### EXERCISE
Extract word for word the lines of the listing from its start to the line holding "import * as", both ends kept; pictures are not part of the copy.

○ ○ ○ ○ ○

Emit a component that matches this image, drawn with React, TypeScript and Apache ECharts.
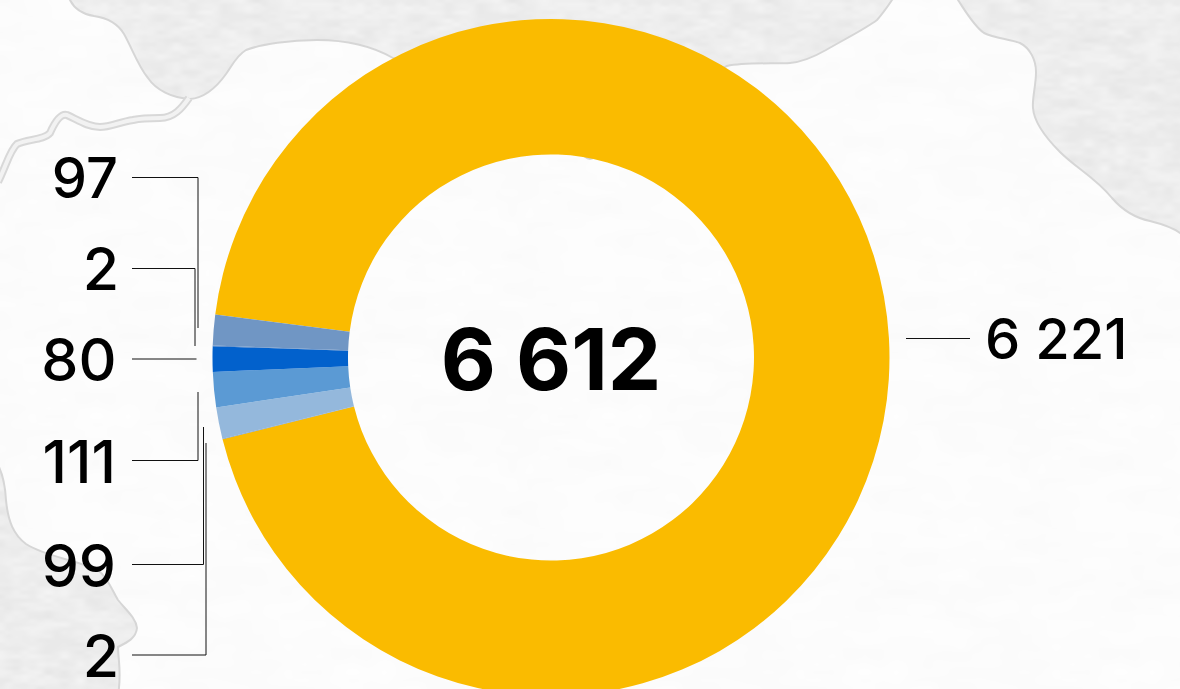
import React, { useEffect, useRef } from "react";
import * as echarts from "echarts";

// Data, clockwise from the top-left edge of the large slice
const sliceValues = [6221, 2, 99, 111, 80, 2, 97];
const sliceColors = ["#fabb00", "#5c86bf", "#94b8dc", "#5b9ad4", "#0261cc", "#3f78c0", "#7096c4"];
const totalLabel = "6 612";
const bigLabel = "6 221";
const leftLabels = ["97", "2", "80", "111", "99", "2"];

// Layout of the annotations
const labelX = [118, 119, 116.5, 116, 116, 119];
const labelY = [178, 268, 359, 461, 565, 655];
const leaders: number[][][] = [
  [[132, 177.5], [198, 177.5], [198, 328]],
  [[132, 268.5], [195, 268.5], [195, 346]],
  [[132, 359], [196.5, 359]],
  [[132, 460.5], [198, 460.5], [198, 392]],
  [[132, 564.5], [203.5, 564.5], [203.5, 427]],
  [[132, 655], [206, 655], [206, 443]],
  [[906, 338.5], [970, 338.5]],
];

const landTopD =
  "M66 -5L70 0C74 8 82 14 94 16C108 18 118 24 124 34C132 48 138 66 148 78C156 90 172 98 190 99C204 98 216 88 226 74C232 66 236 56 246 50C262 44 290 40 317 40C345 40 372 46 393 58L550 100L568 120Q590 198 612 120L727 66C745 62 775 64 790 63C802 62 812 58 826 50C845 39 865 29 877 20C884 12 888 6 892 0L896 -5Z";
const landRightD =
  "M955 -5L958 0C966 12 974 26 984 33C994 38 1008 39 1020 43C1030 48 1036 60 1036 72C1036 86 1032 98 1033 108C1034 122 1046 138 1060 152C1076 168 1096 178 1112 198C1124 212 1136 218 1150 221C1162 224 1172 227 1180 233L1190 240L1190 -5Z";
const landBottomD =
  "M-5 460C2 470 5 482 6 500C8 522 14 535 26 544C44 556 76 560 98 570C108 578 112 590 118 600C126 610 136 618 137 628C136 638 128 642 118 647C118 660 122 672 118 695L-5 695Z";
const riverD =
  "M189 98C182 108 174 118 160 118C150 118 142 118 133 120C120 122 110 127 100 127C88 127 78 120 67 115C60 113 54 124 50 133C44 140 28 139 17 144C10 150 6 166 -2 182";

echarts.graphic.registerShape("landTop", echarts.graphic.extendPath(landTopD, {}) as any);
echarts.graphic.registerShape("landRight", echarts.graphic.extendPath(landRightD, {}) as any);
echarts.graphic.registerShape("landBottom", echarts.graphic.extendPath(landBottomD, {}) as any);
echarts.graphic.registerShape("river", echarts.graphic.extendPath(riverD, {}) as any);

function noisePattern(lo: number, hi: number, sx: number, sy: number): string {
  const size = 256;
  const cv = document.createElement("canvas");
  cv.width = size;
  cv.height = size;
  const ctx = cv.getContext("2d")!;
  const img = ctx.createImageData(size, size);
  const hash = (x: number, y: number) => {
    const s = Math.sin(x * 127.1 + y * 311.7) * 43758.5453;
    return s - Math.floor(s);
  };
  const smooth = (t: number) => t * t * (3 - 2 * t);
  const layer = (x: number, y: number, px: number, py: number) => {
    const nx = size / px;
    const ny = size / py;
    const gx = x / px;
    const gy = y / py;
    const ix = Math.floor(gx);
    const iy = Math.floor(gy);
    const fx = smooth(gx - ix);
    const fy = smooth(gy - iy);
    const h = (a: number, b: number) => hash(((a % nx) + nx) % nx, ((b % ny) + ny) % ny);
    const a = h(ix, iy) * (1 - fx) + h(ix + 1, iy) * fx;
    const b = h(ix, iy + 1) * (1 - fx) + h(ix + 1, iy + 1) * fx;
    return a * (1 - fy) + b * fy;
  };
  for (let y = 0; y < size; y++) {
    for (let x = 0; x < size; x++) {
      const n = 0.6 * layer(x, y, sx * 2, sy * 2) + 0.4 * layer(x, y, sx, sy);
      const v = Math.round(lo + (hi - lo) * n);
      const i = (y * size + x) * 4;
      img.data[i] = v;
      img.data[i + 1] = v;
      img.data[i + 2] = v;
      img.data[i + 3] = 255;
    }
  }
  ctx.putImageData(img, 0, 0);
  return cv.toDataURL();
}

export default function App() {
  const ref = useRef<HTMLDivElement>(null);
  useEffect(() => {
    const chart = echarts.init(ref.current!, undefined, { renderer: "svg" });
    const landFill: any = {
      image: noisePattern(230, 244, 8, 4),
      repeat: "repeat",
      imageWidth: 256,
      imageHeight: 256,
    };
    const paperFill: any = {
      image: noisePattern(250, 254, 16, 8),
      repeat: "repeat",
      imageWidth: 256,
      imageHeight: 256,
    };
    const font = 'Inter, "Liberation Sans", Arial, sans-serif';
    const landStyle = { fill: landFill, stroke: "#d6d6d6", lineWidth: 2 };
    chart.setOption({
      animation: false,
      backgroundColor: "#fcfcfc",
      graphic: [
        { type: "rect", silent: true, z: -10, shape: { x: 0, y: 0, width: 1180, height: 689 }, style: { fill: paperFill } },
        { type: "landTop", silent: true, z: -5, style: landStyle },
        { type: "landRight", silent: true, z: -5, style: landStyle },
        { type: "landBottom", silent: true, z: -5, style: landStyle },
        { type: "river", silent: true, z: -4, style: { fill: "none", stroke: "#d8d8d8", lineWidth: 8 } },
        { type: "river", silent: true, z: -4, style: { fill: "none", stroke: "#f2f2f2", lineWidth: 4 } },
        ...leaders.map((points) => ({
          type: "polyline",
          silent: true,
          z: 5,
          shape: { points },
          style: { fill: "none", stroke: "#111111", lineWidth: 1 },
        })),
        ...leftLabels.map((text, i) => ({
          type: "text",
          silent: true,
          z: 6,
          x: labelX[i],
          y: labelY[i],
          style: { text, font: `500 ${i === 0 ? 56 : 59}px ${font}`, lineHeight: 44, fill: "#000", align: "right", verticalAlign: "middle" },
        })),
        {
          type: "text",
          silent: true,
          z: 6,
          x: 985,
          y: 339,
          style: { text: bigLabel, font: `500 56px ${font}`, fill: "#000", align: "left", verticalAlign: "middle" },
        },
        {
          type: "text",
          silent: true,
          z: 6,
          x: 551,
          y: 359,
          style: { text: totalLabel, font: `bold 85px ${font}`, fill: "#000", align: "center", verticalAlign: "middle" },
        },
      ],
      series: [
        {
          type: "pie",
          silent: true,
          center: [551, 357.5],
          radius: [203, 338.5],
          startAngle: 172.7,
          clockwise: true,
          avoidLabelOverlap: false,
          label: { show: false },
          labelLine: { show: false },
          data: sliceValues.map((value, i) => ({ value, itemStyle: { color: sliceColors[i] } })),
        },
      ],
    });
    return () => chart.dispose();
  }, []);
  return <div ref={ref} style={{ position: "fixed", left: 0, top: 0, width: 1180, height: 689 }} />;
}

○ ○ ○ ○ ○

### REPLY TO THE EXERCISE
Emit a component that matches this image, drawn with React, TypeScript and Apache ECharts.
import React, { useEffect, useRef } from "react";
import * as echarts from "echarts";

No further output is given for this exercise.